8 A Truly Desolate World
Timefall's Not Good For Real Estate
Many open-world games are jam-packed with things to do, map icons, side-objectives, collectibles, story beats, and a hundred other pieces of busy-work. Even empty worlds don't feel truly empty.
Though some might consider it a weakness, Death Stranding's open world is truly desolate in places. Players shouldn't expect to find hidden secrets in those mountains; they're just tough mountains. It's a breath of fresh air to feel like the player is traversing genuinely realistic terrain that doesn't constantly aim to distract with a shiny new objective, letting them enjoy some truly beautiful locations.
7 Focus On Traversal Mechanics
Belt And Road
Very few open-world games have a mechanical focus on how players traverse through the world, often being a means to an end to get to the exciting stuff. Walking should just require pushing forward on the analogue stick, right?

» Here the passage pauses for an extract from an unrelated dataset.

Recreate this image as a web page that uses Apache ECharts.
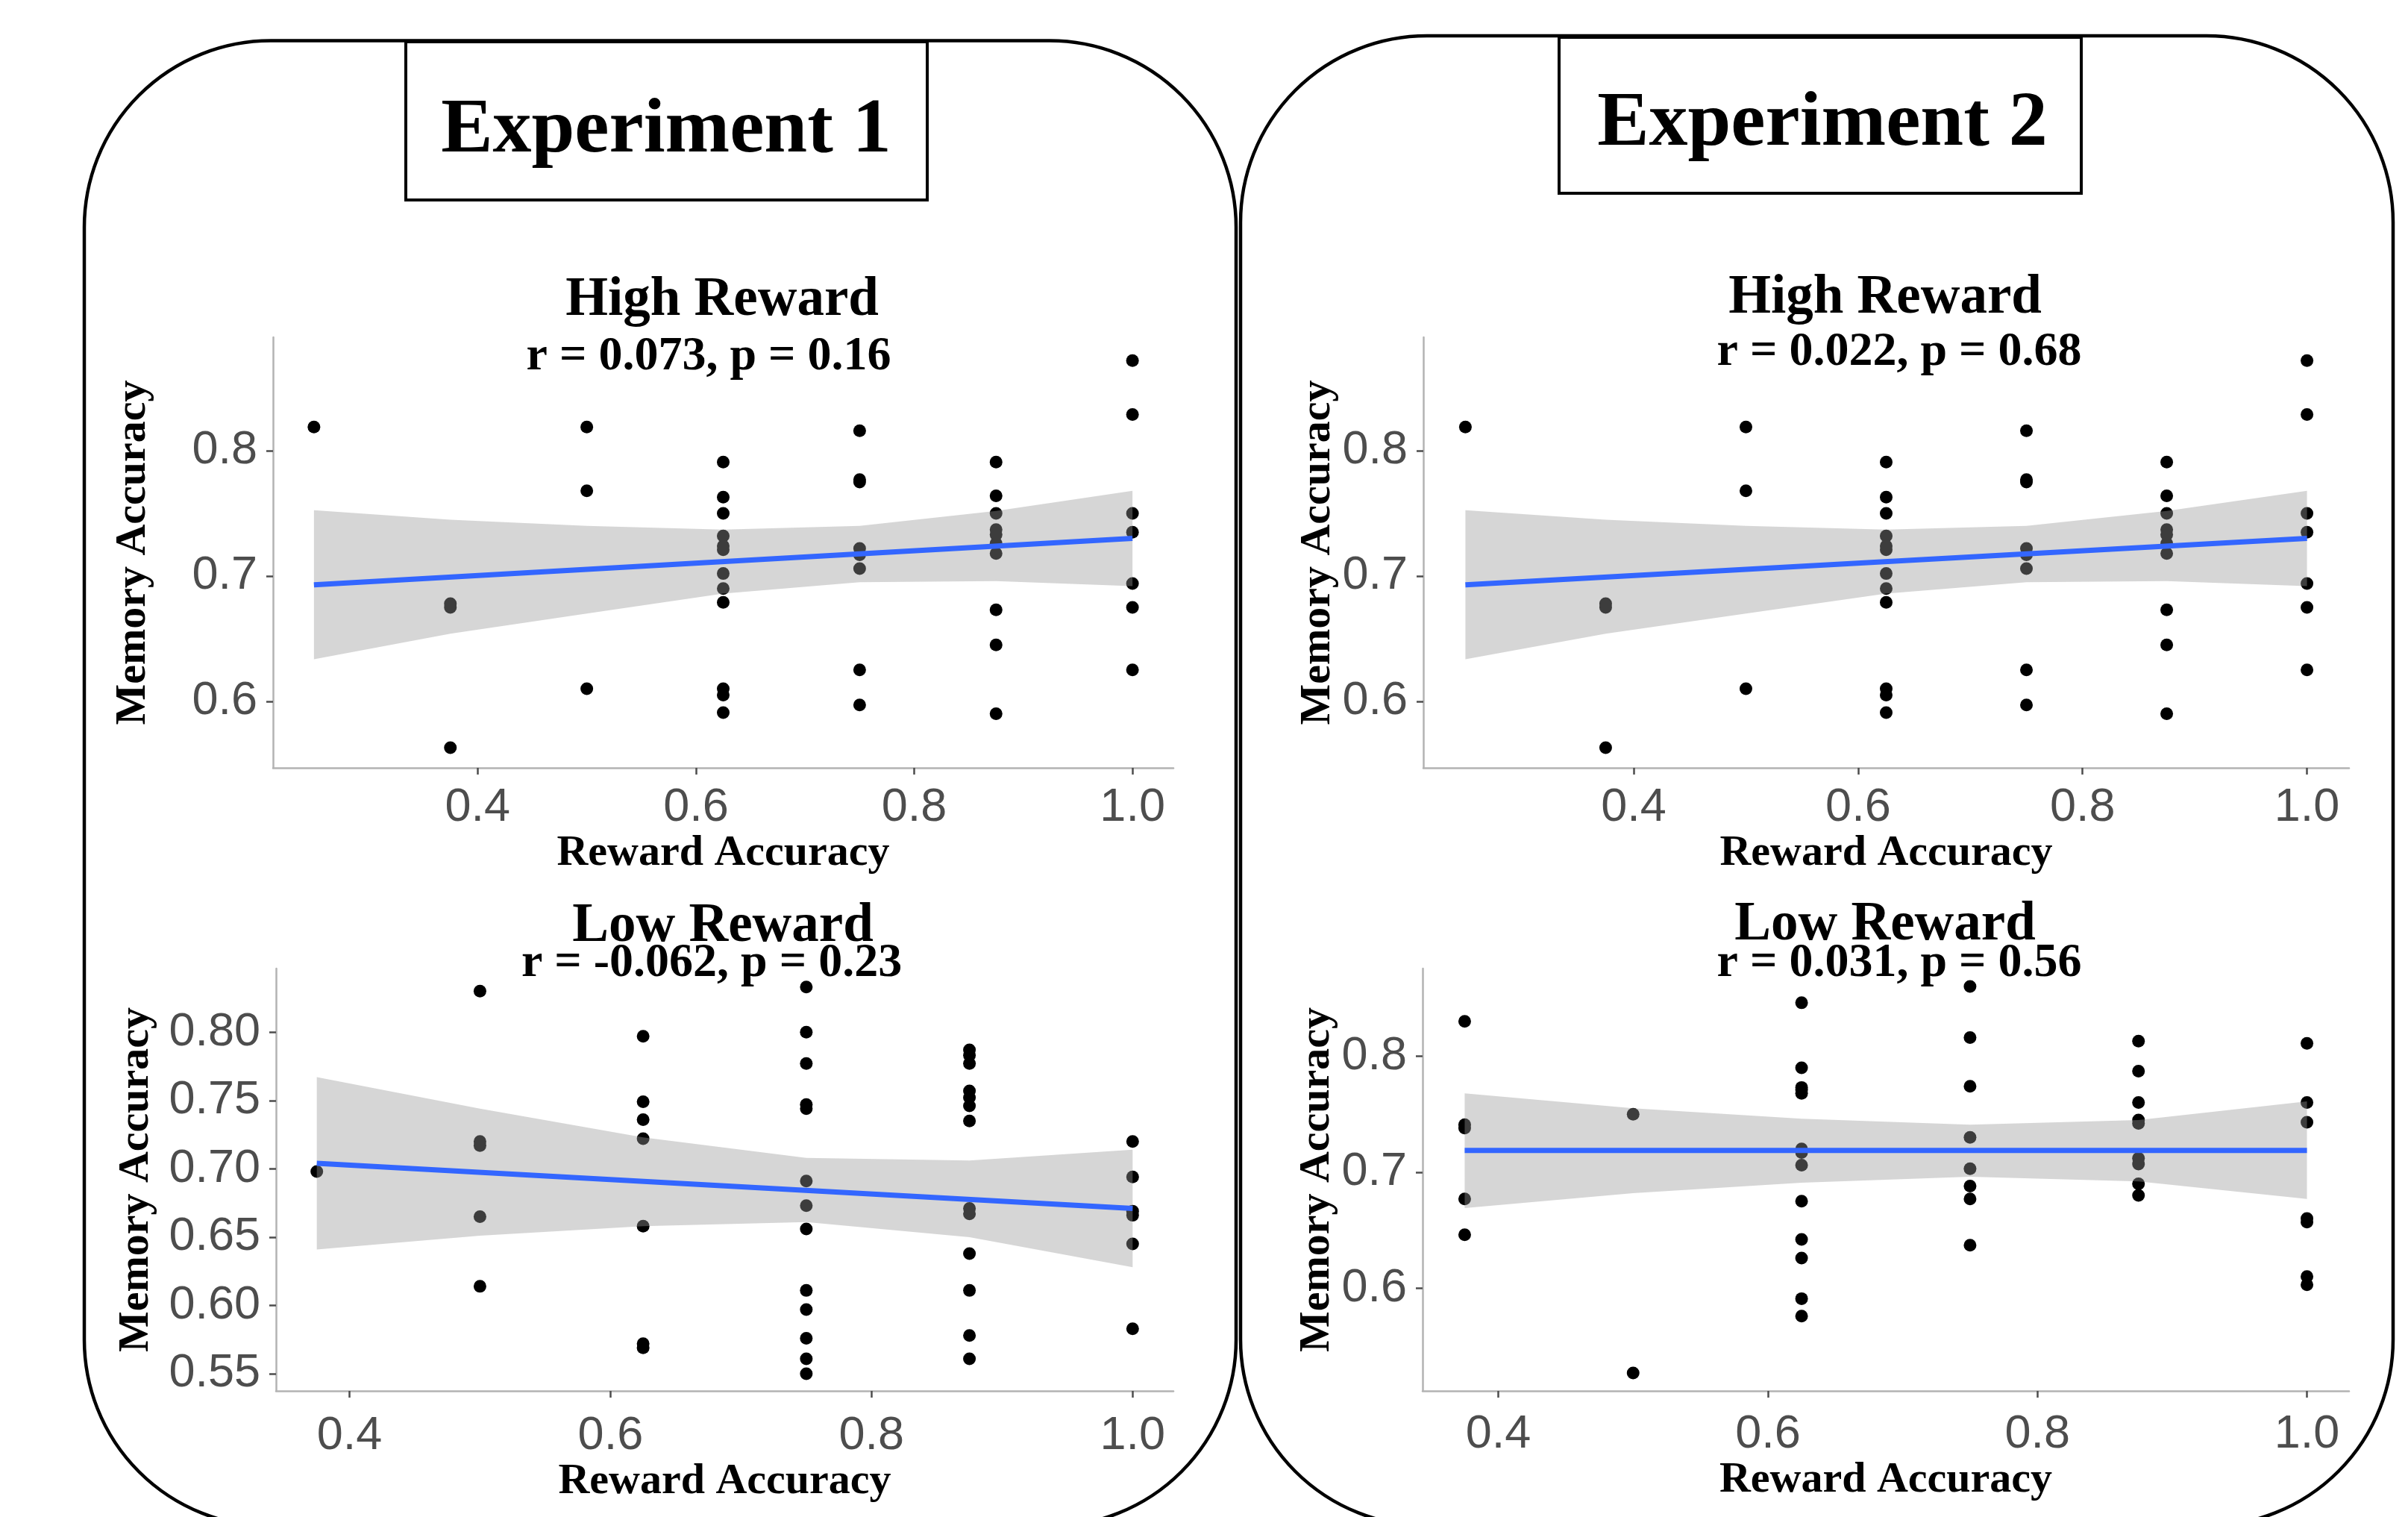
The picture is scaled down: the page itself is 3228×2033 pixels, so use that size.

Well, Death Stranding tries to do things a little differently, where every step is meaningful. If Sam is trying to scale a rocky cliff-face with a backpack full of cargo, players need to choose their route carefully, holding onto straps for balance, deploying ladders, and climbing anchors to proceed. Every route is a little puzzle, and the pros will soon develop some wild techniques to traverse Death Stranding's world.
6 Sense Of Scale
Dwarfing Mankind
Often, when games want a player to be able to go anywhere in the open world, scale can be a problem. Making something too big or vast can make it impossible for players to interact entirely with the world.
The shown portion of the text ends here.